Prevention of Bedsores
Prevention of bedsores involves an approach that blends a frequent re-positioning strategy for immobile patents with infection control, nutrition, and general health maintenance, since pressure itself is not the sole cause but a combination of pressure and host factors.
The best preventative is to have the best tissue integrity by maintenance of good health. Diabetes, peripheral vascular disease, sickle cell anemia, vasculitis, and autoimmune disease should be aggressively followed and treated to ensure the best possible tissue integrity for the individualized patient.
Exploring the Extent of Tissue Damage
Since what is observed on the surface may be masking much more severe damage below it, investigating full-thickness tissues and their underlying musculoskeletal structures will prevent treatment failure.
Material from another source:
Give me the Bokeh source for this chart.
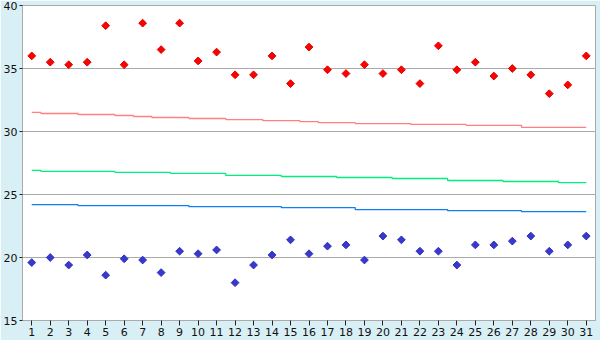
import math
from bokeh.plotting import figure
from bokeh.models import Range1d, FixedTicker
from bokeh.embed import file_html
from bokeh.resources import INLINE

days = list(range(1, 32))
day_labels = [str(d) for d in days]

high_obs = [36.0, 35.5, 35.3, 35.5, 38.4, 35.3, 38.6, 36.5, 38.6, 35.6,
            36.3, 34.5, 34.5, 36.0, 33.8, 36.7, 34.9, 34.6, 35.3, 34.6,
            34.9, 33.8, 36.8, 34.9, 35.5, 34.4, 35.0, 34.5, 33.0, 33.7, 36.0]
low_obs = [19.6, 20.0, 19.4, 20.2, 18.6, 19.9, 19.8, 18.8, 20.5, 20.3,
           20.6, 18.0, 19.4, 20.2, 21.4, 20.3, 20.9, 21.0, 19.8, 21.7,
           21.4, 20.5, 20.5, 19.4, 21.0, 21.0, 21.3, 21.7, 20.5, 21.0, 21.7]
high_normal = [31.51, 31.43, 31.43, 31.35, 31.35, 31.27, 31.19, 31.11, 31.11, 31.03,
               31.03, 30.95, 30.95, 30.87, 30.87, 30.79, 30.71, 30.71, 30.63, 30.63,
               30.63, 30.56, 30.56, 30.56, 30.48, 30.48, 30.48, 30.32, 30.32, 30.32, 30.32]
mean_normal = [26.91, 26.83, 26.83, 26.83, 26.83, 26.75, 26.75, 26.75, 26.67, 26.67,
               26.67, 26.51, 26.51, 26.51, 26.43, 26.43, 26.43, 26.35, 26.35, 26.35,
               26.27, 26.27, 26.27, 26.11, 26.11, 26.11, 26.03, 26.03, 26.03, 25.95, 25.95]
low_normal = [24.20, 24.20, 24.20, 24.12, 24.12, 24.12, 24.12, 24.12, 24.12, 24.04,
              24.04, 24.04, 24.04, 24.04, 23.96, 23.96, 23.96, 23.96, 23.80, 23.80,
              23.80, 23.80, 23.80, 23.72, 23.72, 23.72, 23.72, 23.64, 23.64, 23.64, 23.64]
y_ticks = [15, 20, 25, 30, 35, 40]

BG = "#d9eff6"
GRID = "#aaaaaa"

p = figure(width=600, height=340, output_backend="svg", toolbar_location=None,
           x_range=Range1d(0.5, 31.5), y_range=Range1d(15, 40),
           min_border_left=20, min_border_right=5, min_border_top=5, min_border_bottom=20)
p.border_fill_color = BG
p.background_fill_color = "white"
p.outline_line_color = GRID
p.outline_line_width = 1

p.xgrid.visible = False
p.ygrid.grid_line_color = GRID
p.ygrid.grid_line_width = 1
p.ygrid.ticker = FixedTicker(ticks=y_ticks)

p.xaxis.ticker = FixedTicker(ticks=days)
p.xaxis.major_label_overrides = {d: s for d, s in zip(days, day_labels)}
p.yaxis.ticker = FixedTicker(ticks=y_ticks)
for ax in (p.xaxis[0], p.yaxis[0]):
    ax.axis_line_color = GRID
    ax.major_tick_line_color = "#222222"
    ax.minor_tick_line_color = None
    ax.major_tick_in = 0
    ax.major_label_text_font = "DejaVu Sans"
    ax.major_label_text_font_size = "11px"
    ax.major_label_text_color = "#111111"
    ax.major_label_standoff = 2
p.xaxis.major_tick_out = 5
p.yaxis.major_tick_out = 3

p.step(days, high_normal, mode="center", line_color="#ff8080", line_width=1.3)
p.step(days, mean_normal, mode="center", line_color="#00f080", line_width=1.3)
p.step(days, low_normal, mode="center", line_color="#1080f0", line_width=1.3)

p.scatter(days, high_obs, marker="square", angle=math.pi / 4, size=5.5,
          fill_color="#ff0000", line_color="#e00000", line_width=1)
p.scatter(days, low_obs, marker="square", angle=math.pi / 4, size=5.5,
          fill_color="#3838cc", line_color="#3030c0", line_width=1)

open("out.html", "w").write(file_html(p, INLINE))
Use of CT, MRI, and ultrasound are useful in this preventive strategy.
Patients should be positioned and repositioned at least every 2 hours to relieve constant pressure at any one site. Current bedsores can be spared altogether from pressure effects..
Vitamins and proteins are necessary for tissue integrity, and nutritional support can be established via consultation with a dietitian/nutritionist. Any anemia due to incapacitation, diet, or medical condition should be corrected since even adequate perfusion with anemic blood is simply another type of hypoperfusion.
Dressing choice is based on the stage of healing and should be adjusted for prevention of further ulceration.
Wound Care to Prevent Ulcer Progression
Wounds with necrotic tissue should have the non-vitalized tissue removed so as not to be a nidus of infection. Debridement is via irrigation (hydrostatic force) enzymes, surgery, or biologic debridement (larvae of the Australian sheep blow fly or maggots which secrete enzymes that dissolve dead tissue). Any infections are addressed immediately and tenaciously.
Altering the Physics of the Pressure Forces
Foam mattresses help diffuse the pressure, as do air- and hydrocirculating mattresses.